Chronique

Theorem of Joy

Theorem of Joy

Thomas Julienne (b), Ellinoa/Camille Durand (voc), Boris Lamerand (vln), Thomas Saint Laurent (g), Tom Peyron (dms) + Les enfants d’Icare (guests)

Label / Distribution : Blue Fish

Theorem of Joy est une construction. Quelque chose de mathématique, ou pour le moins de logique, comme le sont potentiellement tous les théorèmes en vigueur ? Peut-être… Ou alors il faut s’attendre à ce que le contrebassiste Thomas Julienne et la chanteuse Ellinoa prennent joyeusement à rebours les Pythagore et Thalès de toutes obédiences pour mieux célébrer une vision onirique et pleine d’étrangeté. S’il s’agit d’une construction, elle est scénaristique. L’histoire s’épanche au fur et à mesure du justement nommé « Sablier », où la guitare de Thomas Saint Laurent et les balais de Tom Peyron nourrissent une mécanique qui peut dans un premier temps paraître répondre à un fonctionnement huilé mais s’avère souvent plus complexe qu’elle en a l’air. Ainsi, lorsque le remarquable violoniste Boris Lamerand pointe son archet sur « Hope To Sea You », il baigne le texte d’Ellinoa d’une douce lumière qui souligne la légère naïveté de la chanson et prépare le grain des remous de la guitare à venir, dans une accélération qui fait songer à un break très canterburyen.
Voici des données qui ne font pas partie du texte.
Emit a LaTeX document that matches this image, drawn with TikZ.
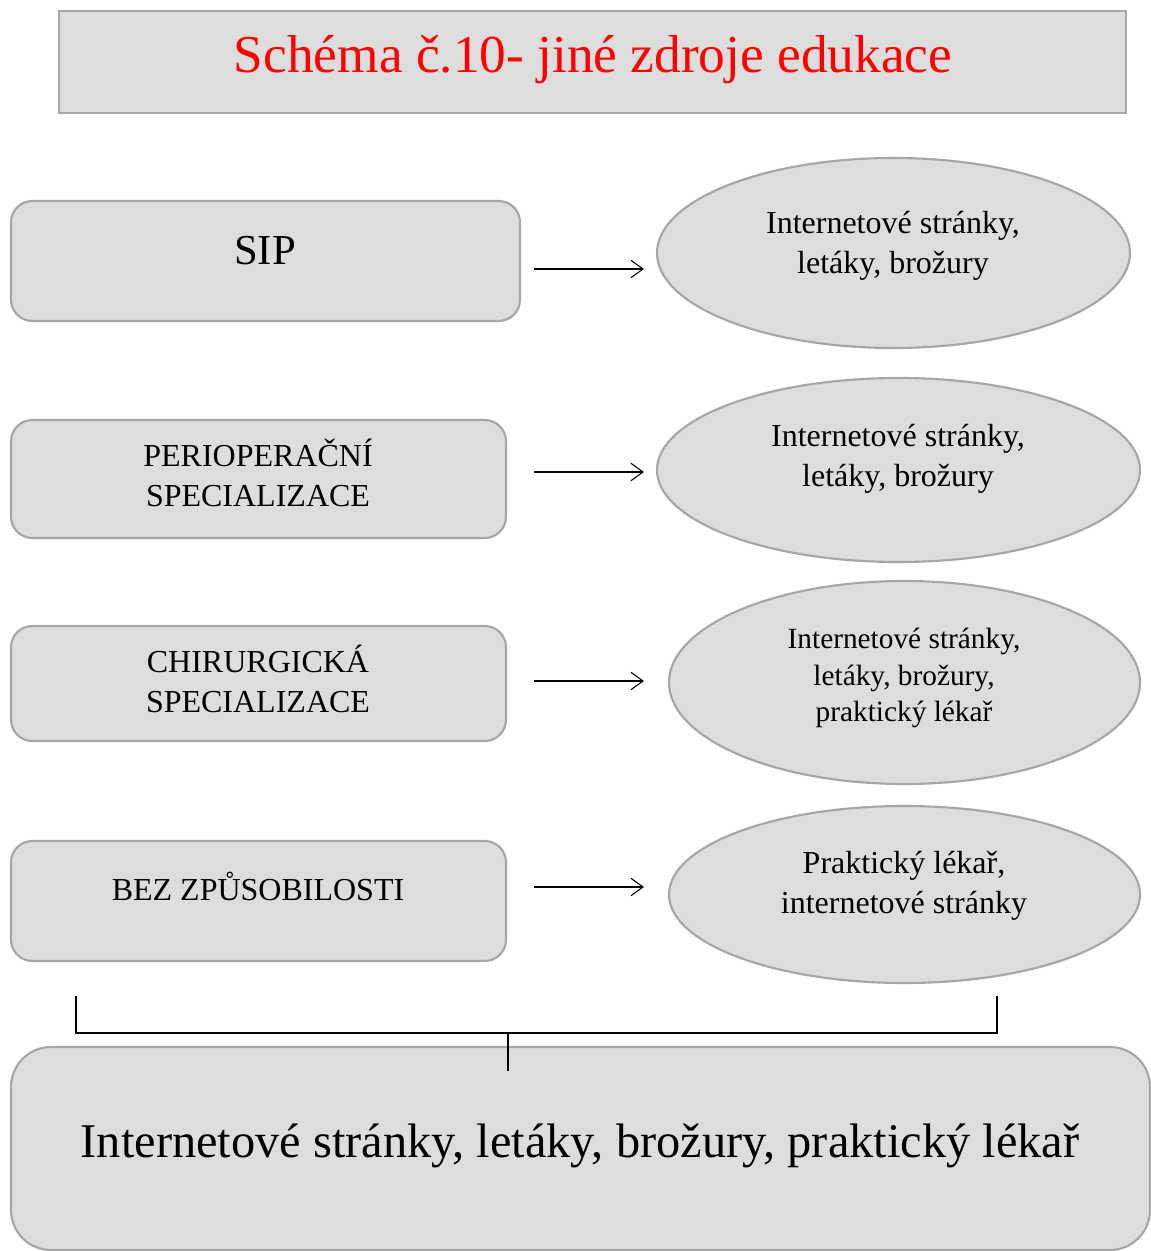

Thomas Julienne signe les arrangements et les compositions du quintet, même si la chanteuse est clairement celle qui indique les couleurs et les températures de ce premier album. Elles sont souvent chaleureuses et plutôt pastel, bien que changeantes. Les partis pris de Julienne, parfois debussyen, et l’équilibre entre cordes (sur plusieurs morceaux, Les Enfants d’Icare, sextet de Lamerand viennent faire le nombre) et une base rythmique mouvante qui intègre parfois la chanteuse (« Impostor »). Les directions sont différentes de son Wanderlust Orchestra. L’orchestration fait une large part à un jazz fort classique, à l’instar de « Two Lines » où le violon s’offre des échappées belles qu’Ellinoa surmonte par une adaptabilité remarquable. Une qualité que nous avions pu estimer dans ses divers projets.

Sur les deux parties de « Ghost », qui forment le sommet de ce premier album, on peut découvrir à quel point le travail de Julienne est marqué par l’écoute - qu’on imagine intensive - de rock progressif. Certes, le propos est bien plus moderne, mais le très intéressant échange entre la contrebasse et l’alto à l’orée de « Ghost Pt 2 », ainsi que les ruptures régulières en sont des marqueurs évidents. Il en résulte un travail très personnel, qui ne cherche jamais la facilité et se montre méticuleusement mis en scène. Un bel ensemble très original, à suivre de près.